Anche la seconda ragione è importante. Provate a pensarci. La causa della vita è immersa nel mistero di Dio. Siamo sicuri dei risultati… solo nella fede. La festa è l’espressione più bella della nostra fiducia in lui… Chi fa festa, riconosce di essere soltanto servo… tant’è vero che affida il risultato della sua fatica al mistero di Dio».
Vada per la prima ragione… ma la seconda è troppo sibillina per il modo di pensare di gente che era abituata a fare i conti su dati concreti e verificabili. I discepoli lo scopriranno solo quando incominceranno a considerare anche la morte di Gesù (e la loro stessa morte… violenta) una grande festa per la vita e la speranza.
E le nostre scuse quotidiane?
Questo è Gesù. Di conseguenza, non c’è altro modo per proporlo, incontrarlo, sceglierlo come la ragione determinante della nostra esistenza, la perla preziosa da scoprire e da acquisire, mettendo in secondo piano tutto il resto.
D’inviti ne riceviamo tanti. Basta guardarsi d’attorno e rendere penetrante e compassionevole il nostro sguardo.
Siamo circondati d’inquietanti appelli alla vita, al senso, alla speranza. Ci provocano tanto che rimbalzano quotidianamente dentro la nostra esistenza, anche quando facciamo finta di non accorgercene.

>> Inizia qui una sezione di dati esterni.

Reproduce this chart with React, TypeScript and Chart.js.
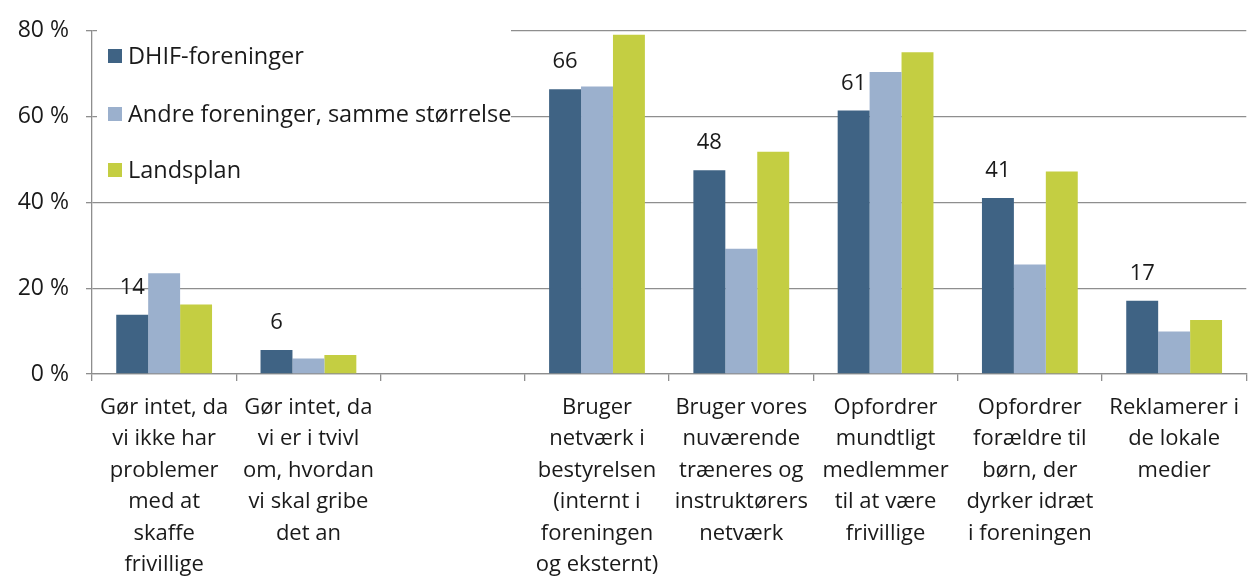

Vanno compresi e interpretati, chiamando le cose con il loro nome. Ma alla radice sta sempre Gesù, il Signore della vita, solidale con noi perché tutti abbiano vita piena e abbondante, ragioni di senso ed esperienza di speranza.
Ci chiama per nome, immergendoci in un grande progetto vocazionale. Di risposte possibili ce ne sono molte e diverse.
L’unica che è tradimento, è il silenzio, la disattenzione, il circondarsi di scuse e di voglia di procrastinare la decisione.
Hanno fatto così i discepoli, chiamati personalmente da Gesù. Ma si tratta di una consolazione troppo scarsa.
Il riferimento è Levi che diventa Matteo: si fa avanti, con gioia, segue Gesù con coraggio, pianta in asso i suoi progetti e i suoi affari… perché ha un’impresa più grande da realizzare.